Short exercise. Copy each line in which the string "that" occurs.

----- Material for the task -----

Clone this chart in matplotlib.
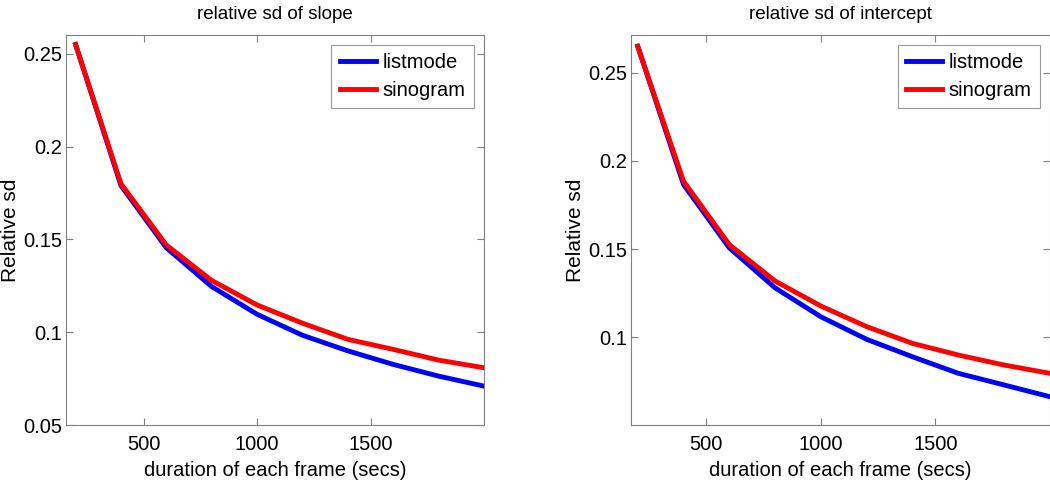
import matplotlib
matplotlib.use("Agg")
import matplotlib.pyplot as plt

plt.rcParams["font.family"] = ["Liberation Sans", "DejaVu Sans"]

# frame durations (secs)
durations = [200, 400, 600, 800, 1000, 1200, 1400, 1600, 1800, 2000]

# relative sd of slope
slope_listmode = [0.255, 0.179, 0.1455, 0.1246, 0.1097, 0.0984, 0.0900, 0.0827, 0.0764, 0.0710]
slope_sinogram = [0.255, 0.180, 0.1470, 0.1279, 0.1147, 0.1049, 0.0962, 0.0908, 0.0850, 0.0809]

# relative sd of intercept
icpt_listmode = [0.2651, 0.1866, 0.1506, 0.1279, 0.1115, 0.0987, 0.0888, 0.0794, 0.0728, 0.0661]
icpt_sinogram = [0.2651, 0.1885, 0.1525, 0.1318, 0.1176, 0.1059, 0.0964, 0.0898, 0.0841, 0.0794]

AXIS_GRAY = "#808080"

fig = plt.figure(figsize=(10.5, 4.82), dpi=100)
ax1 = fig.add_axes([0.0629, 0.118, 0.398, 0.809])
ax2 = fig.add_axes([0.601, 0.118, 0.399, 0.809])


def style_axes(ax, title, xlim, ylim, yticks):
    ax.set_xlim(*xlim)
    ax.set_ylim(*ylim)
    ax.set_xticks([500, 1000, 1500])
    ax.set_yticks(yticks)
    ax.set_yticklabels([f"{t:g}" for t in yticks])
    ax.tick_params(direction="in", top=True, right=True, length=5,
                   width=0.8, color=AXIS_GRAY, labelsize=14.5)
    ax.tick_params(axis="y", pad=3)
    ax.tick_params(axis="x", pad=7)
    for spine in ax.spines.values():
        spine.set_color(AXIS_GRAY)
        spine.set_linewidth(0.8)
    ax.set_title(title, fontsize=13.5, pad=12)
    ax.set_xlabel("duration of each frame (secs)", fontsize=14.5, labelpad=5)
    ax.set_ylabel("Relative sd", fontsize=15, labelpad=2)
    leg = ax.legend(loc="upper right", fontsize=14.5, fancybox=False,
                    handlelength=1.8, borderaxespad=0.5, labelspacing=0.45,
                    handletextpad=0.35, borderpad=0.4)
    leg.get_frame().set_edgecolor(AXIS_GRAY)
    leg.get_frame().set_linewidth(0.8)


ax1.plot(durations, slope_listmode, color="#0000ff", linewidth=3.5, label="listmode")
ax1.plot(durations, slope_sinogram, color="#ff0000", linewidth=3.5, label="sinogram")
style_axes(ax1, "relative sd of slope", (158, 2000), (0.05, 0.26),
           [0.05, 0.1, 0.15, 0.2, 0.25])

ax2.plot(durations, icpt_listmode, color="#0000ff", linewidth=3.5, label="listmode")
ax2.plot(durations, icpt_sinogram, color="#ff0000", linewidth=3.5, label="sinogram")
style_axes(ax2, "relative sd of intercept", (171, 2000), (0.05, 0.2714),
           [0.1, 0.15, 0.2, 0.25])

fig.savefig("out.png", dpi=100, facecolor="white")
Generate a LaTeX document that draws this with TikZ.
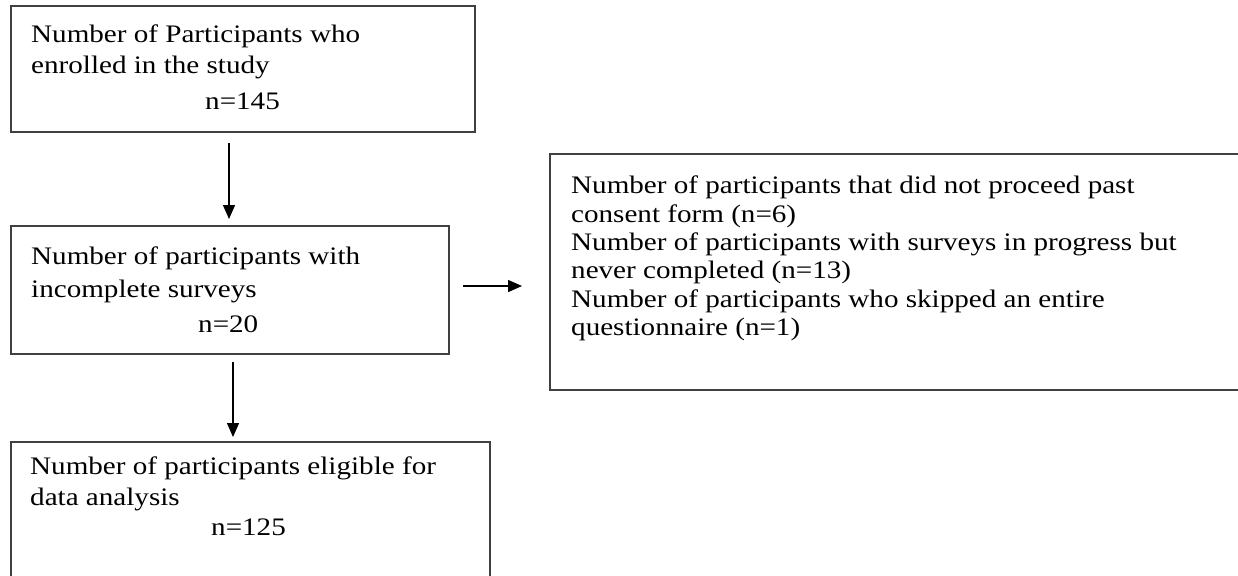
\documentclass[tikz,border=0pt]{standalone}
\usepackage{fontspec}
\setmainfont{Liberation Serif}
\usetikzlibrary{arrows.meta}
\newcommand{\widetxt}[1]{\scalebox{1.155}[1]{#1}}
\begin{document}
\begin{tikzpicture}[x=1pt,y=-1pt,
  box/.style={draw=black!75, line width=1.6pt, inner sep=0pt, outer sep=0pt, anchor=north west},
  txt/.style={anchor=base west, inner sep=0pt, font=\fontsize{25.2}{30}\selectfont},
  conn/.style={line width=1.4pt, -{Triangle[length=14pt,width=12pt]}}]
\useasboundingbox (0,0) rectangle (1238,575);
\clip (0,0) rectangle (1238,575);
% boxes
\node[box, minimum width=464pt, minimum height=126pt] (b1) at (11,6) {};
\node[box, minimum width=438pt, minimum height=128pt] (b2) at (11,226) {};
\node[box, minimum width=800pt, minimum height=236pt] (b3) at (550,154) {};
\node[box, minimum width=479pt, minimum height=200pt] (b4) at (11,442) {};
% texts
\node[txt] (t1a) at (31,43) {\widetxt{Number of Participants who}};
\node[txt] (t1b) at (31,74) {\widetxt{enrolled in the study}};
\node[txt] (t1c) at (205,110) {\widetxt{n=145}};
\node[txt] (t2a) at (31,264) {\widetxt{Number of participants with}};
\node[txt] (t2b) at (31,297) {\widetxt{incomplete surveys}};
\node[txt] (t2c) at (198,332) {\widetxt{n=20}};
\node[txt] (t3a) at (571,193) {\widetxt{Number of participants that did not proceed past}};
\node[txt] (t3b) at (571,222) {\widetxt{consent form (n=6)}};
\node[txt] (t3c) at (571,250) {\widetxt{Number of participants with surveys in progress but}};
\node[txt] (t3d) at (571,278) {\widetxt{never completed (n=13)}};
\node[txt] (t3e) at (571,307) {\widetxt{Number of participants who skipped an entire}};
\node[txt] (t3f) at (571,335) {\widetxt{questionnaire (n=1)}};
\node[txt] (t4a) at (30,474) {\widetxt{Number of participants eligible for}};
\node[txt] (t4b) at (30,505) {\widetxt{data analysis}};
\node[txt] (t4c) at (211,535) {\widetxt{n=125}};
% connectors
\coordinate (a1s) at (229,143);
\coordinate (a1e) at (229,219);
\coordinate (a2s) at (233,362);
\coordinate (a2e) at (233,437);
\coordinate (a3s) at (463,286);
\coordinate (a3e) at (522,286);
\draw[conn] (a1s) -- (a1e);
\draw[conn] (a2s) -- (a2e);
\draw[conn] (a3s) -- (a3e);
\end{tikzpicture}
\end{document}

-----

Response to this task.
Generate a LaTeX document that draws this with TikZ.
\node[txt] (t3a) at (571,193) {\widetxt{Number of participants that did not proceed past}};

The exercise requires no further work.